L’analyse du rapport d’analyse des offres a permis de relever que l’élément d’appréciation tenant au projet d’établissement était lui-même décomposé selon deux éléments d’appréciation tenant, d’une part, aux conditions d’organisation de la structure et, d’autre part, les projets complémentaires. Et, pour l’appréciation des projets complémentaires, l’acheteur a pris là également en compte plusieurs éléments d’appréciation et, plus spécifiquement, le budget alimentaire annuel.
Aussi, s’agissant de cet élément d’appréciation, le Conseil d’Etat relève que le montant du budget consacré à l’alimentation des enfants était un élément permettant d’apprécier la qualité des repas servis aux enfants accueillis dans la crèche, de sorte qu’il n’est pas sans lien avec le sous-critère de la qualité du projet d’établissement du critère de la valeur technique des offres.

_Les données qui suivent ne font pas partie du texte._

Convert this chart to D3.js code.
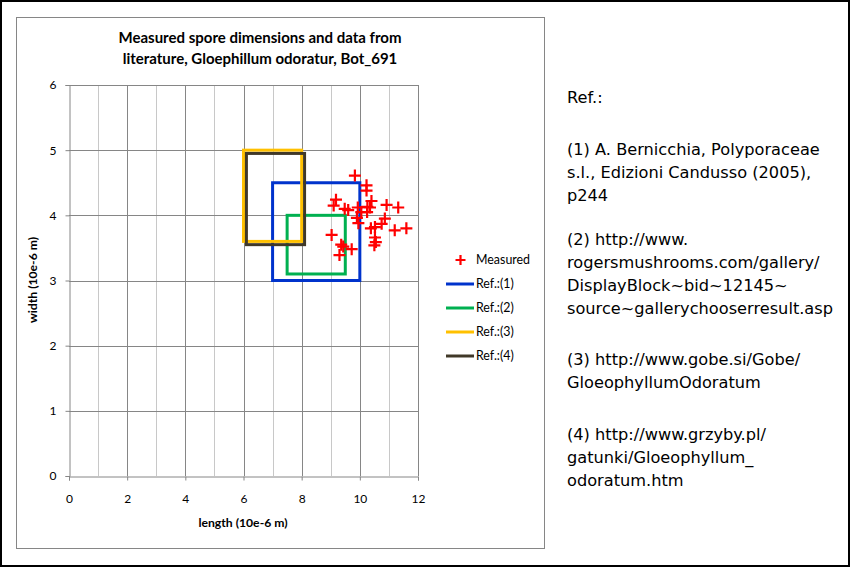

Le Conseil d’Etat relève en outre que le fait que le montant du budget consacré à l’alimentation puisse également servir à l’appréciation du critère financier tiré du prix unitaire à la place de crèche n’empêche pas que celui-ci soit également retenu pour apprécier la valeur technique des offres.
Les juges du Palais Royal, reprenant le raisonnement retenu par les juges d’appel, conclut ainsi que le budget consacré à l’alimentation qui n’était pas sans lien avec l’objet du marché et qui ne constituait qu’un élément d’appréciation parmi d’autres, même si à lui seul il ne reflétait pas la qualité des repas, n’entachait pas d’irrégularité la méthode de notation.
Le Conseil d’Etat rejette ainsi la requête de la société E.